There are obvious, major differences between how the game was played then and how it’s played now. Harden has the benefit of the three-point line, while the game was ultra-friendly to big men during Chamberlain’s era, especially one as physically dominant as himself. He mixed length, athleticism, and skill in such a way that no one could check him — the season he scored 100 in a game, Chamberlain averaged 50.4 points and 25.7 rebounds a night.

Harden is not going to match those numbers over the course of an entire season because no one is ever going to do that again. But for one night, the thought of him matching Chamberlain, while remarkably difficult, is not impossible.

No basketball player, save for Career Finale Kobe Bryant, has been afforded a greener light this decade than Harden. Between how he plays and his ability to find open teammates, the Rockets are happy to let him do basically whatever he wants, because him doing stuff more often than not leads to points. He plays the game in a very formulaic way — threes + shots at rim + free throws = efficient scoring — which is both why people can hate watching him and why he is capable of putting up breathtaking numbers on a nightly basis.

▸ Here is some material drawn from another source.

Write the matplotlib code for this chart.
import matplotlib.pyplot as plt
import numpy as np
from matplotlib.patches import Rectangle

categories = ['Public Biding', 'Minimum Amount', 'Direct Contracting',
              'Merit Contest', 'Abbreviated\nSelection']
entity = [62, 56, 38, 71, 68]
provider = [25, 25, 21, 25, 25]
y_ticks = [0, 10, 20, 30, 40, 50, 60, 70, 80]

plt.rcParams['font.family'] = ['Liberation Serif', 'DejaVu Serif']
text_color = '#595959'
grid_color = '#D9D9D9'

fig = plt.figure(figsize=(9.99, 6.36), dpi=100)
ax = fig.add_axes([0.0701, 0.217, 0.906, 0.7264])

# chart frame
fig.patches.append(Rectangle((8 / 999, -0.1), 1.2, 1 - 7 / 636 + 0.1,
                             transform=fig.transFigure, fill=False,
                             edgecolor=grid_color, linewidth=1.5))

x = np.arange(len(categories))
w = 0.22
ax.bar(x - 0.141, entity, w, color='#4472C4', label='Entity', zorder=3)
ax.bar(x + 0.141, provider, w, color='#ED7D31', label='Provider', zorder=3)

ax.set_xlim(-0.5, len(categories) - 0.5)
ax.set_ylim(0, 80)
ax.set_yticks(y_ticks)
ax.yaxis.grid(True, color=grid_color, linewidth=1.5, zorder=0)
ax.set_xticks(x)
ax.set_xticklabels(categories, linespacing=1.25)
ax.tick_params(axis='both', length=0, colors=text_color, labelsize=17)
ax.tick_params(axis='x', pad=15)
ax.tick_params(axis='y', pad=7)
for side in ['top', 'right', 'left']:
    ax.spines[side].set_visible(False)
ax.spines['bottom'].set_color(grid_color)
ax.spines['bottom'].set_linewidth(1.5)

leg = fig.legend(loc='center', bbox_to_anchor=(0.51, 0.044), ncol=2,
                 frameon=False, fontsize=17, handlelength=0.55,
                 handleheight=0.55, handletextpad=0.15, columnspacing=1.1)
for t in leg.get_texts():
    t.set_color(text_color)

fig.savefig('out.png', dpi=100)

There is no number more breathtaking, however, than 100 points in one basketball game. Based on his averages for this season (with a little bit of rounding up), here’s the sort of game Harden would need to reach that mark:

Two-pointers (57.3 percent on the year): 23-for-40, 46 points
Three-pointers (35.5 percent): 9-for-26, 27 points
Free throws (86.5 percent): 27-for-31, 27 points

Now, you are going to look at all of that and say something to the extent of, “My god, that’s next to impossible.” And you’re mostly correct. Harden’s personal record for twos and threes attempted in a game is 23, while his record for free throws attempted in a game is 27. In the above allocation of shots, Harden would have one fewer free throw than Chamberlain did when he dropped 100, while his 66 shot attempts (which blows out his personal best of 41) would top Chamberlain’s 63. Basically, it is probably safe to say that if he were to get to that mark, two things would need to happen:

1. His teammates would be cool with him letting it fly, particularly against a bad defense, and…
2. He’d have to be a bit more efficient from the field.

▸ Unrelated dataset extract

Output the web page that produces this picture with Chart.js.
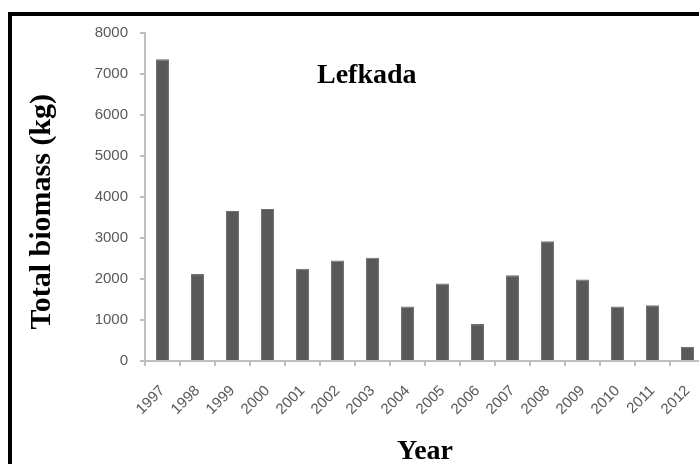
<!DOCTYPE html>
<html>
<head>
<meta charset="utf-8">
<script src="https://cdn.jsdelivr.net/npm/chart.js@4.4.0/dist/chart.umd.min.js"></script>
<style>
    html, body { margin: 0; padding: 0; background: #fff; overflow: hidden; }
    #frame { position: absolute; left: 8px; top: 12px; width: 1000px; height: 1000px; border: 4px solid #000; }
    #chartBox { position: absolute; left: 0; top: 0; }
</style>
</head>
<body>
<div id="frame"></div>
<div id="chartBox"><canvas id="biomassChart" width="720" height="464"></canvas></div>
<script>
    // Data
    const chartTitle = 'Lefkada';
    const yTitle = 'Total biomass (kg)';
    const years = ['1997', '1998', '1999', '2000', '2001', '2002', '2003', '2004',
                   '2005', '2006', '2007', '2008', '2009', '2010', '2011', '2012'];
    const biomass = [7360, 2120, 3660, 3710, 2250, 2450, 2520, 1330,
                     1890, 900, 2090, 2920, 1990, 1330, 1360, 340];
    const yTicks = [0, 1000, 2000, 3000, 4000, 5000, 6000, 7000, 8000];

    const serifBold = 'bold 28px "Liberation Serif", serif';

    // draws the chart title inside the plot and the y title beside the axis
    const extraTitles = {
        id: 'extraTitles',
        afterDraw: function(chart) {
            var area = chart.chartArea;
            var c = chart.ctx;
            var w = area.right - area.left;
            var h = area.bottom - area.top;
            c.save();
            c.fillStyle = '#000';
            c.textAlign = 'center';
            c.textBaseline = 'alphabetic';
            c.font = serifBold;
            c.fillText(chartTitle, area.left + 0.396 * w, area.top + 0.152 * h);

            // y title, a bit below the middle of the plot like the original
            c.font = 'bold 30px "Liberation Serif", serif';
            c.textBaseline = 'middle';
            c.translate(chart.scales.y.left + 30, area.top + 0.545 * h);
            c.rotate(-Math.PI / 2);
            c.fillText(yTitle, 0, 0);
            c.restore();
        }
    };

    const ctx = document.getElementById('biomassChart').getContext('2d');
    new Chart(ctx, {
        type: 'bar',
        data: {
            labels: years,
            datasets: [{
                label: yTitle,
                data: biomass,
                backgroundColor: '#595959',
                borderColor: '#6e6e6e',
                borderWidth: 1,
                barPercentage: 0.37,
                categoryPercentage: 1.0
            }]
        },
        options: {
            responsive: false,
            animation: false,
            layout: { padding: { left: 12, top: 33, right: 15, bottom: 0 } },
            plugins: {
                legend: { display: false },
                tooltip: { enabled: false }
            },
            scales: {
                x: {
                    grid: { display: true, drawOnChartArea: false, color: '#bfbfbf', lineWidth: 2, tickLength: 5 },
                    border: { color: '#bfbfbf', width: 2 },
                    ticks: {
                        color: '#595959',
                        font: { family: '"Liberation Sans", Arial, sans-serif', size: 15 },
                        minRotation: 45,
                        maxRotation: 45,
                        padding: 16
                    },
                    title: {
                        display: true,
                        text: 'Year',
                        color: '#000',
                        font: { family: '"Liberation Serif", serif', size: 28, weight: 'bold', lineHeight: 0.9 },
                        padding: { top: 0, bottom: 0 }
                    },
                    afterFit: function(scale) { scale.height = 103; }
                },
                y: {
                    min: 0,
                    max: 8000,
                    afterBuildTicks: function(scale) {
                        scale.ticks = yTicks.map(function(v) { return { value: v }; });
                    },
                    grid: { display: true, drawOnChartArea: false, color: '#bfbfbf', lineWidth: 2, tickLength: 5 },
                    border: { color: '#bfbfbf', width: 2 },
                    ticks: {
                        color: '#595959',
                        font: { family: '"Liberation Sans", Arial, sans-serif', size: 15 },
                        padding: 12,
                        callback: function(value) { return String(value); }
                    },
                    afterFit: function(scale) { scale.width = 133; }
                }
            }
        },
        plugins: [extraTitles]
    });
</script>
</body>
</html>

The good news, though, is we’ve seen what Harden can do on the days where he’s especially locked in. Most notably, it usually involves him hitting far more than 35.5 percent of his threes, with an excellent example of this coming in his 60-point outing against the Hawks. Harden went 8-for-14 (57.1 percent) from deep, and he’d need that sort of outing over an entire game if he were to hit 100.

As previously mentioned, he played 31 minutes in that game, sitting out the entire fourth quarter while Houston picked up a win. But what if he took the floor for the entire fourth quarter? In addition to that mark from deep, Harden shot 8-for-10 from two and 20-for-23 on free throws. So let’s play with the numbers a bit — projecting what it’d look like if he kept up these averages in 43 minutes — and see what would have happened if he kept up that pace for another 12 minutes.

Two-pointers: 11-for-14, 22 points
Three-pointers: 11-for-19, 33 points
Free throws: 28-for-32, 28 points

That puts him at 83 points, which tops Bryant’s record for points in a game by a guard but doesn’t quite put him in Chamberlain territory. If he just stayed on the floor all game and put these percentages up, well…

Two-pointers: 12-for-15, 24 points
Three-pointers: 13-for-22, 39 points
Free throws: 30-for-35, 30 points

Still a little short, as he’d be at 93 points. This also doesn’t consider that part of what makes Harden so good is his ability to distribute, making it so opponents have to respect his teammates and giving him the 1-on-1 situations where he’s so lethal. On top of that, as we saw in the decade’s highest-scoring performance — Devin Booker dropping 70 on the Boston Celtics — opponents start getting really mad at someone scoring that much and throw everything they have at him to slow him down.

All of this is to say that while Harden is the kind of lethal scorer who can boatloads of buckets, he’d still need some good fortune to get in the ballpark of a 100-point game. The mix of a bad defensive team, him really being on his game, and never really leaving the floor is the formula. It requires everything going right, basically, but if there’s a perfect mix of a player who can maybe do this and a team who would give him the green light to go for triple-digits, it’s Harden and these Rockets.